Whoever knows the history of Zone B will tell you that the Gbagyi are a liberal and peace-loving people. Hence their lackadaisical attitude towards politics until recently. They co-exist peacefully with the muslim indigenes of the State. Religion takes a second place here, but just like any other tribe in Nigeria; they are more inclined to vote one of their own. There has been deep distrust between the minority Hausa in this Zone and the predominant Gbagyi tribe.
A Babangida Aliyu candidacy is likely to hit a political brick wall and even touch off a violent hatred for the minority Hausa people in the Zone. As simplistic as this analysis may seem, it certainly finds expression in our silent but eloquent history. Please allow me to veer off and take you down memory lane.
During the General Ibrahim Badamasi Babangida diarchy, Alhaji Ibrahim Aliyu (the present governor’s elder brother) was poised to emerge as the flag bearer of the defunct National Republican Convention (NRC), but this never saw the light of the day, owing to the fact that some powerful Gbagyi politicians headed by late Senator Idris Kuta vehemently stood against such “imposition” of a core Hausa man to take “their slot”. You may say, but that was some two decades ago. True, but the more things change the more they remain constant.

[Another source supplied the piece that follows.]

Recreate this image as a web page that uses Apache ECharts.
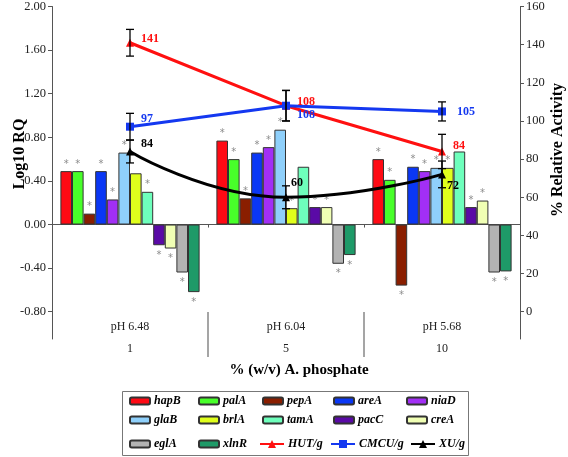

This brings us to the issue of a successor-governor. Let me make it categorically clear here, that I have no sour grapes for Umar Nasko. If it is true that the Chief Servant has anointed Umar Nasko to succeed him. I would say Umar Nasko, on the other hand, has the constitutional right to accept or turn it down. However, this is Nigeria where interesting things happen. I do not expect Umar Nasko to do the latter. By the choice of Umar Nasko, the Chief Servant has given the elites just a single cake to share. They are most likely to fight over this.
Every single one of them cherishes the idea of a dynasty modeled around the Saraki political dynasty. However, this looks like a good political opening gambit for the Chief Servant, but believe me when I say this is a difficult political gift to wrap. The Chief Servant, just like Abdulkadir Kure, does not have the luxury of time and the political latitude to engage himself in such a political claptrap. He, like Abdulkadir Kure, would force losers after the gubernatorial primary election underground. If this happens, they aren’t likely to resign to their fate- they will fight back. This may include protest votes in the form of anti-party activities.
Now to the final piece of the political jigsaw-the opposition APC. Sadly to note that in spite of the manifest and inherent weakness of the ruling party, which should serve as a political capital for opposition APC, this may not be the case. APC has weak command structure in Niger State. Though, it is instructive to note that the opposition APC has a senator and about three federal representatives across the three zones. I must say the party has a weak political structure.
The distribution of political power even though through elective process is disproportionately skewed against people outside Kontagora. This is almost making APC an unviable vehicle through which the PDP could be rooted out. If the opposition APC is serious about clinching power in the State, a new formula has to be drafted. The opposition APC in Zone C, which is expected to produce the next governor, must go back to the drawing table.
On a final note, if there is a silver lining to the Chief Servant’s maneuvers is that, it has touched off the process for the demise of the undemocratic zoning process, if not in the next gubernatorial election perhaps the gubernatorial election after next.